Third, and finally, when pricing a particular “servicing” the final total price needs to include not only the $800 in fixed costs and that $66.66 an hour in variable labor costs but also the 20% profit margin.

If someone buys a service from this firm which requires 20 hours of labor, the price should equal $2,250, for example–an amount which gets calculated like this:

($800 fixed cost “share” + 20 hours times $66.66 an hour employee cost)/(1-20% budgeted profit margin)

The “average” service delivers the following profit for example with the new pricing formula.

Description Amount
Revenue for average service $2,250
Less: Overhead charge $800
Less: Cost of professional $1,000
Profit $450

The firm’s profit and loss statement below shows how this new pricing impacts the business profits over the course of a year:

Description Amount
Revenue $2,250,000
Less: Overhead $800,000
Less: Salaries $1,000,000
Profit $450,000

Again note what’s going on with an approach like that describe here. The professional services firm isn’t selling consultants or whatever by the hour.

Further, the pricing specifically recovers the costs (both the fixed costs and the variable costs).

Finally, the pricing creates the profit margin the business owner needs to justify spending time and money in the venture.

Final Tips for Pricing Small Business Services Profitably

First, if you’re working hard but still failing to price services profitably, know that you’re not alone. Many folks find themselves in this predicament. Lots of accountants do–which is another great irony. (We’re supposed to be really good at cost accounting.)

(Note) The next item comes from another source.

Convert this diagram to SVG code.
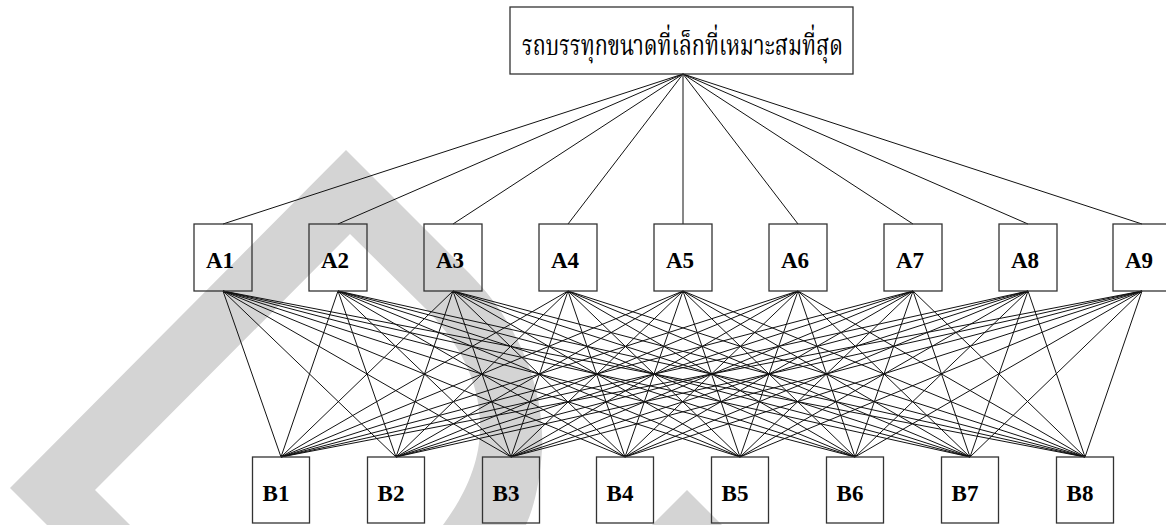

Second, if you are busy but unprofitable and you can reprice your services to a level that recognizes fixed costs, variable costs and a desired return on your time and investment, your business will almost immediately become profitable if you retain most of your clients or customers.

Note: If retaining customers after a price bump seems unlikely, note that if your customers try to leave you for a cheaper price, they don’t just need to find a replacement… they need to find a replacement who also prices his or her services at a too-low, unprofitable level.

Third, if you’ve been pricing by the hour, you’re probably underpricing. Hourly rates by definition ignore your fixed costs, ignore your unbilled time, and ignore your opportunity cost.